Physics Professor Wins 2014 Spinoza Prize
Dirk Bouwmeester, a professor of physics at UC Santa Barbara, is among four recipients of the 2014 Spinoza Prize. Awarded annually by the Netherlands Organisation for Scientific Research (NWO), it is the country’s highest science award.
The prize, named after the 17th-century Dutch philosopher and scientist, will be presented at a special ceremony in September at the Nieuwe Kerk (Spinoza is buried in its churchyard) in The Hague. Each laureate will receive 2.5 million euros for their research.
“I was very surprised because I didn’t know that I had been nominated for this award and felt honored that some of my colleagues in the Netherlands must have made a significant effort to make this happen,” said Bouwmeester, who is also a physics professor at Leiden University in the Netherlands. “I also wasn’t aware of what the award actually implied. Therefore, I was even more surprised — or shocked might be a better word — to learn that it comes with 2.5 million euros. That’s about $3.4 million dollars free of overhead charges and periodic reports.”
Bouwmeester’s work combines the expertise of both of his research groups: experiments at extremely low temperatures at Leiden; and nanotechnology at UCSB. He tests the boundaries of the quantum mechanical world and the classical world, investigating whether a boundary actually exists and, if so, what characterizes it.

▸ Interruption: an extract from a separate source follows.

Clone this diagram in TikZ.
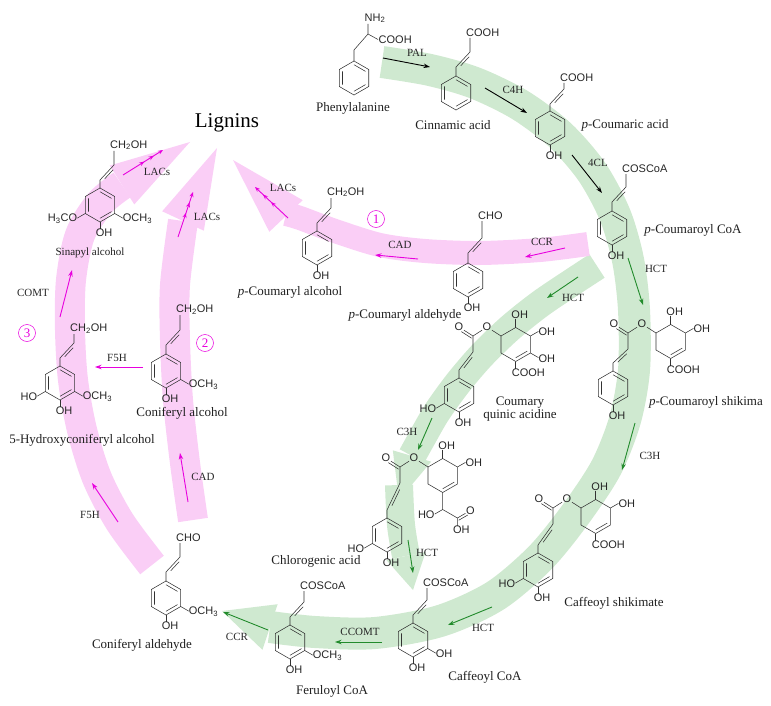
\documentclass[tikz,border=0pt]{standalone}
\usepackage{fontspec}
\setmainfont{Liberation Serif}
\setsansfont{Liberation Sans}
\usetikzlibrary{arrows.meta}
\usetikzlibrary{calc,positioning}

\definecolor{bandpink}{RGB}{250,206,246}
\definecolor{bandgreen}{RGB}{207,233,208}
\definecolor{enzpink}{RGB}{232,0,222}
\definecolor{enzgreen}{RGB}{34,139,44}

\tikzset{
  bond/.style={draw=black!80, line width=0.55pt},
  chem/.style={font=\sffamily\fontsize{11}{12}\selectfont, inner sep=0.5pt, text=black!85},
  cname/.style={font=\fontsize{13}{13}\selectfont, inner sep=0pt, text=black!88, align=center},
  enz/.style={font=\fontsize{11}{12}\selectfont, inner sep=0pt, text=black!85},
  enzarr/.style={line width=0.9pt},
  lacs/.style={line width=0.9pt, draw=enzpink,
    -{Stealth[length=5pt,width=4pt,sep=6pt]Stealth[length=5pt,width=4pt,sep=6pt]Stealth[length=5pt,width=4pt]}},
  band/.style={line width=#1, line cap=butt},
  numc/.style={circle, draw=enzpink, text=enzpink, line width=0.5pt, inner sep=0pt,
    minimum size=17pt, font=\fontsize{13}{13}\selectfont}
}

% rings
\newcommand\hexa[2]{%
  \coordinate (#1) at (#2);
  \path (#1) +(-90:17) coordinate (#1t) +(-30:17) coordinate (#1tr)
        +(30:17) coordinate (#1br) +(90:17) coordinate (#1b)
        +(150:17) coordinate (#1bl) +(210:17) coordinate (#1tl);
  \draw[bond] (#1t) -- (#1tr) -- (#1br) -- (#1b) -- (#1bl) -- (#1tl) -- cycle;}
\newcommand\benz[2]{\hexa{#1}{#2}
  \draw[bond] ($(#1)!.78!(#1tl)$) -- ($(#1)!.78!(#1bl)$)
    ($(#1)!.78!(#1t)$) -- ($(#1)!.78!(#1tr)$)
    ($(#1)!.78!(#1br)$) -- ($(#1)!.78!(#1b)$);}
\newcommand\cyc[2]{\hexa{#1}{#2}
  \draw[bond] ($(#1)!.78!(#1br)$) -- ($(#1)!.78!(#1b)$);}

% side chains
\newcommand\cinn[5]{%
  \path (#1t) ++(0,-#4) coordinate (#2a) ++(14,-15) coordinate (#2b) ++(0,-#5) coordinate (#2c);
  \draw[bond] (#1t) -- (#2a) -- (#2b) -- (#2c);
  \draw[bond] ($(#2a)!.2!(#2b)!2.6pt!-90:(#2b)$) -- ($(#2b)!.2!(#2a)!2.6pt!90:(#2a)$);
  \node[chem, anchor=south west] (#2) at ($(#2c)+(-4.5,-0.3)$) {#3};}
\newcommand\ester[3]{%
  \coordinate (#2c) at (#3);
  \path (#1t) ++(0,-8) coordinate (#2a);
  \path (#2c) ++(0,16) coordinate (#2b);
  \draw[bond] (#1t) -- (#2a) -- (#2b) -- (#2c);
  \draw[bond] ($(#2a)!.2!(#2b)!2.6pt!-90:(#2b)$) -- ($(#2b)!.2!(#2a)!2.6pt!90:(#2a)$);
  \node[chem] (#2o1) at ($(#2c)+(-14,-9)$) {O};
  \node[chem] (#2o2) at ($(#2c)+(14,-9)$) {O};
  \draw[bond] (#2c) -- (#2o1) (#2c) -- (#2o2) (#2o2) -- ($(#2c)+(28,0)$);
  \draw[bond] ($(#2c)!2.6pt!90:(#2o1)$) -- ($(#2o1)!4.5pt!(#2c)!2.6pt!-90:(#2c)$);}

% substituents
\newcommand\subB[3]{\draw[bond] (#1b) -- ++(0,7);
  \node[chem, anchor=north] (#2) at ($(#1b)+(4,6.5)$) {#3};}
\newcommand\subR[3]{\draw[bond] (#1br) -- ++(8,4.6);
  \node[chem, anchor=west] (#2) at ($(#1br)+(7.5,5.5)$) {#3};}
\newcommand\subL[3]{\draw[bond] (#1bl) -- ++(-8,4.6);
  \node[chem, anchor=east] (#2) at ($(#1bl)+(-7.5,5.5)$) {#3};}
\newcommand\subT[3]{\draw[bond] (#1t) -- ++(0,-9);
  \node[chem, anchor=south] (#2) at ($(#1t)+(4,-8.5)$) {#3};}
\newcommand\subTR[3]{\draw[bond] (#1tr) -- ++(8,-4.6);
  \node[chem, anchor=west] (#2) at ($(#1tr)+(7.5,-4.6)$) {#3};}
\newcommand\subBc[3]{\draw[bond] (#1b) -- ++(0,7);
  \node[chem, anchor=north west] (#2) at ($(#1b)+(-4.5,6.5)$) {#3};}

% band arrow head
\newcommand\bandhead[4]{\fill[#1] ($(#3)!#4!90:(#2)$) -- (#2) -- ($(#3)!#4!-90:(#2)$) -- cycle;}

\begin{document}
\begin{tikzpicture}[x=1pt, y=-1pt, >={Stealth[length=6.5pt,width=4.5pt]}]
\useasboundingbox (0,0) rectangle (771,706);

% bands
\draw[band=32pt, draw=bandgreen] plot[smooth] coordinates {(382,62) (430,70) (475,83) (520,105) (560,135) (592,172) (615,215) (628,260) (634,310) (634,370) (625,420) (606,468) (575,515) (540,558) (495,596) (440,621) (375,633) (315,632) (270,627)};
\bandhead{bandgreen}{222,611}{270,627}{24pt}
\draw[band=28pt, draw=bandgreen] plot[smooth] coordinates {(597,266) (571,283) (540,304) (510,328) (482,355) (458,383) (437,412) (422,438) (412,456)};
\bandhead{bandgreen}{399,500}{412,456}{20pt}
\draw[band=28pt, draw=bandgreen] plot[smooth] coordinates {(399,485) (401,525) (406,556)};
\bandhead{bandgreen}{413,590}{406,556}{20pt}

\draw[band=24pt, draw=bandpink] plot[smooth] coordinates {(588,244) (540,250) (480,253) (425,251) (380,245) (335,231) (300,218) (286,214)};
\bandhead{bandpink}{233,160}{286,216}{23pt}
\draw[band=30pt, draw=bandpink] plot[smooth] coordinates {(193,520) (185,463) (178,400) (175,340) (175,285) (183,221)};
\bandhead{bandpink}{217,148}{183,221}{23pt}
\draw[band=30pt, draw=bandpink] plot[smooth] coordinates {(152,565) (120,522) (97,478) (82,430) (73,380) (70,330) (71,280) (80,235) (100,203) (122,185)};
\bandhead{bandpink}{190,142}{122,185}{23pt}

% Phenylalanine
\benz{phe}{354,78}
\path (phet) ++(0,-11) coordinate (phea) ++(14,-16) coordinate (pheb);
\draw[bond] (phet) -- (phea) -- (pheb) -- ++(0,-10);
\node[chem, anchor=south west] (nh2) at ($(pheb)+(-4,-10.5)$) {NH\textsubscript{2}};
\node[chem, anchor=west] (phecooh) at ($(pheb)+(10,5.5)$) {COOH};
\draw[bond] (pheb) -- (phecooh.west);
\node[cname] (phename) at (353,108) {Phenylalanine};

% Cinnamic acid
\benz{cin}{456,93}
\cinn{cin}{cina}{COOH}{9}{14}
\node[cname] (cinname) at (453,125) {Cinnamic acid};

% p-Coumaric acid
\benz{pca}{550,128}
\cinn{pca}{pcaa}{COOH}{7}{6}
\subB{pca}{pcaoh}{OH}
\node[cname] (pcaname) at (625,125) {\textit{p}-Coumaric acid};

% p-Coumaroyl CoA
\benz{pcc}{612,228}
\cinn{pcc}{pcca}{COSCoA}{9}{13}
\subB{pcc}{pccoh}{OH}
\node[cname] (pccname) at (693,230) {\textit{p}-Coumaroyl CoA};

% p-Coumaroyl shikimate
\benz{pcs}{613,388}
\ester{pcs}{pcse}{628,333}
\cyc{pcsr}{$(pcsec)+(42.7,8.5)$}
\subB{pcs}{pcsoh}{OH}
\subT{pcsr}{pcsoh1}{OH}
\subTR{pcsr}{pcsoh2}{OH}
\subBc{pcsr}{pcscooh}{COOH}
\node[cname] (pcsname) at (706,402) {\textit{p}-Coumaroyl shikima};

% Coumary quinic acidine
\benz{cqa}{459,395}
\ester{cqa}{cqae}{473,336}
\cyc{cqar}{$(cqaec)+(42.7,8.5)$}
\subL{cqa}{cqaho}{HO}
\subB{cqa}{cqaoh}{OH}
\subT{cqar}{cqaoh1}{OH}
\subTR{cqar}{cqaoh2}{OH}
\subR{cqar}{cqaoh3}{OH}
\subBc{cqar}{cqacooh}{COOH}
\node[cname] (cqaname) at (520,409) {Coumary\\quinic acidine};

% p-Coumaryl aldehyde
\benz{pcd}{468,280}
\cinn{pcd}{pcda}{CHO}{10}{17}
\subB{pcd}{pcdoh}{OH}
\node[cname] (pcdname) at (405,315) {\textit{p}-Coumaryl aldehyde};

% p-Coumaryl alcohol
\benz{pcl}{317,248}
\cinn{pcl}{pcla}{CH\textsubscript{2}OH}{8}{10}
\subB{pcl}{pcloh}{OH}
\node[cname] (pclname) at (290,292) {\textit{p}-Coumaryl alcohol};

% Sinapyl alcohol
\benz{sin}{100,205}
\cinn{sin}{sina}{CH\textsubscript{2}OH}{8}{14}
\subL{sin}{sinl}{H\textsubscript{3}CO}
\subR{sin}{sinr}{OCH\textsubscript{3}}
\subB{sin}{sinoh}{OH}
\node[cname, font=\fontsize{11}{12}\selectfont] (sinname) at (90,253) {Sinapyl alcohol};

% Coniferyl alcohol
\benz{cfl}{166,371}
\cinn{cfl}{cfla}{CH\textsubscript{2}OH}{9}{15}
\subR{cfl}{cflr}{OCH\textsubscript{3}}
\subB{cfl}{cfloh}{OH}
\node[cname] (cflname) at (182,413) {Coniferyl alcohol};

% 5-Hydroxyconiferyl alcohol
\benz{hcl}{60,383}
\cinn{hcl}{hcla}{CH\textsubscript{2}OH}{8}{9}
\subL{hcl}{hcll}{HO}
\subR{hcl}{hclr}{OCH\textsubscript{3}}
\subB{hcl}{hcloh}{OH}
\node[cname] (hclname) at (82,440) {5-Hydroxyconiferyl alcohol};

% Coniferyl aldehyde
\benz{cfd}{166,598}
\cinn{cfd}{cfda}{CHO}{9}{14}
\subR{cfd}{cfdr}{OCH\textsubscript{3}}
\subB{cfd}{cfdoh}{OH}
\node[cname] (cfdname) at (142,645) {Coniferyl aldehyde};

% Feruloyl CoA
\benz{fer}{290,642}
\cinn{fer}{fera}{COSCoA}{8}{11}
\subR{fer}{ferr}{OCH\textsubscript{3}}
\subB{fer}{feroh}{OH}
\node[cname] (fername) at (332,691) {Feruloyl CoA};

% Caffeoyl CoA
\benz{caf}{413,640}
\cinn{caf}{cafa}{COSCoA}{8}{12}
\subR{caf}{cafr}{OH}
\subB{caf}{cafoh}{OH}
\node[cname] (cafname) at (485,677) {Caffeoyl CoA};

% Caffeoyl shikimate
\benz{cfs}{538,570}
\ester{cfs}{cfse}{553,508}
\cyc{cfsr}{$(cfsec)+(42.7,8.5)$}
\subL{cfs}{cfsho}{HO}
\subB{cfs}{cfsoh}{OH}
\subT{cfsr}{cfsoh1}{OH}
\subTR{cfsr}{cfsoh2}{OH}
\subBc{cfsr}{cfscooh}{COOH}
\node[cname] (cfsname) at (614,603) {Caffeoyl shikimate};

% Chlorogenic acid
\benz{chl}{387,535}
\ester{chl}{chle}{400,467}
\cyc{chlr}{$(chlec)+(42.7,8.5)$}
\subL{chl}{chlho}{HO}
\subB{chl}{chloh}{OH}
\subT{chlr}{chloh1}{OH}
\subTR{chlr}{chloh2}{OH}
\path (chlrb) ++(0,17) coordinate (chlch) ++(14.7,8.5) coordinate (chlcc);
\draw[bond] (chlrb) -- (chlch) -- (chlcc) (chlch) -- ++(-8,4.6) (chlcc) -- ++(0,8);
\node[chem, anchor=east] (chlho2) at ($(chlch)+(-7.5,5.5)$) {HO};
\node[chem] (chlo3) at ($(chlcc)+(13,-7.5)$) {O};
\node[chem, anchor=north] (chloh3) at ($(chlcc)+(4,7.5)$) {OH};
\draw[bond] (chlcc) -- (chlo3);
\draw[bond] ($(chlcc)!2.6pt!-90:(chlo3)$) -- ($(chlo3)!4.5pt!(chlcc)!2.6pt!90:(chlcc)$);
\node[cname] (chlname) at (316,561) {Chlorogenic acid};

% enzymes, first steps
\draw[->, enzarr] (383,58) -- (430,67);
\node[enz] (pal) at (417,53) {PAL};
\draw[->, enzarr] (485,88) -- (527,113);
\node[enz] (c4h) at (513,90) {C4H};
\draw[->, enzarr] (572,155) -- (602,193);
\node[enz] (fcl) at (598,163) {4CL};

% green steps
\draw[->, enzarr, enzgreen] (628,258) -- (643,305);
\node[enz] (hct1) at (656,269) {HCT};
\draw[->, enzarr, enzgreen] (578,277) -- (547,298);
\node[enz] (hct2) at (573,298) {HCT};
\draw[->, enzarr, enzgreen] (635,423) -- (622,470);
\node[enz] (c3h1) at (650,456) {C3H};
\draw[->, enzarr, enzgreen] (432,418) -- (418,450);
\node[enz] (c3h2) at (407,432) {C3H};
\draw[->, enzarr, enzgreen] (408,540) -- (413,573);
\node[enz] (hct3) at (427,553) {HCT};
\draw[->, enzarr, enzgreen] (492,607) -- (448,625);
\node[enz] (hct4) at (483,628) {HCT};
\draw[->, enzarr, enzgreen] (382,642) -- (335,642);
\node[enz] (ccomt) at (360,632) {CCOMT};
\draw[->, enzarr, enzgreen] (268,630) -- (223,612);
\node[enz] (ccr2) at (237,637) {CCR};

% pink steps
\draw[->, enzarr, enzpink] (565,248) -- (525,257);
\node[enz] (ccr1) at (542,242) {CCR};
\draw[->, enzarr, enzpink] (418,259) -- (375,255);
\node[enz] (cad1) at (400,245) {CAD};
\draw[lacs] (288,218) -- (255,187);
\node[enz] (lacs1) at (283,188) {LACs};
\draw[lacs] (178,237) -- (193,192);
\node[enz] (lacs2) at (207,217) {LACs};
\draw[lacs] (123,175) -- (163,150);
\node[enz] (lacs3) at (157,172) {LACs};
\draw[->, enzarr, enzpink] (143,367) -- (95,367);
\node[enz] (f5h1) at (117,358) {F5H};
\draw[->, enzarr, enzpink] (60,317) -- (72,270);
\node[enz] (comt) at (33,293) {COMT};
\draw[->, enzarr, enzpink] (188,502) -- (180,453);
\node[enz] (cad2) at (203,477) {CAD};
\draw[->, enzarr, enzpink] (118,522) -- (92,483);
\node[enz] (f5h2) at (90,515) {F5H};

\node[font=\fontsize{21}{24}\selectfont, inner sep=0pt] (lignin) at (227,123) {Lignins};
\node[numc] (n1) at (376,219) {1};
\node[numc] (n2) at (205,343) {2};
\node[numc] (n3) at (27,333) {3};
\end{tikzpicture}
\end{document}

Current scientific understanding holds that the laws of quantum mechanics apply to the very smallest particles such as photons, electrons, atoms and molecules. Larger objects follow classical laws of physics. Bouwmeester investigates whether he can prove otherwise by bringing larger objects into a quantum mechanical state.
In 2003, in collaboration with Sir Roger Penrose of the University of Oxford, Bouwmeester introduced a radical new method for experimenting with the quantum mechanical properties of relatively large objects. Three years later, he demonstrated that a critical process for these experiments — namely the supercooling of an object with light — was possible. These supercooled experiments on mechanical systems have now been adopted by research groups worldwide and have ignited a race to test the quantum mechanics of relatively large objects.
Bouwmeester’s research has led to numerous breakthroughs in physics. As a postdoctoral researcher in Anton Zeilinger’s group at the University of Innsbruck in 1997, he contributed to experimental research deemed worthy of a Nobel Prize nomination: the first experimental evidence for quantum teleportation in which one particle assumes the properties of another particle without having any contact with it.
He has also conducted research into new forms of light — light that does not appear as a wave but as a circle. Connected and interwoven with each other, these circles can form knots. Bouwmeester and his colleagues recently demonstrated that such knots are also possible for plasma and for gravitational waves.
His current research involves artificial atoms in semiconductors with possible applications in quantum informatics, and silver nanoclusters with optical properties inserted in DNA, which have potential medical applications.
Bouwmeester works closely with colleagues and specialized companies to develop the instruments he requires for his research. Seeking to share his knowledge to a wider public, he participates in school projects in which high school students and their physics teachers are exposed to experimental research in the laboratory. He has also discussed the connection between quantum physics and Buddhism with the Dalai Lama.
Established by the NWO in 1995, the Spinoza Prize is awarded to scholars in the Netherlands whose work represents the highest caliber in cutting-edge science. With his award, Bouwmeester becomes one of 73 Spinoza laureates. In addition to the prize money, the laureates will receive a bronze statue of Spinoza.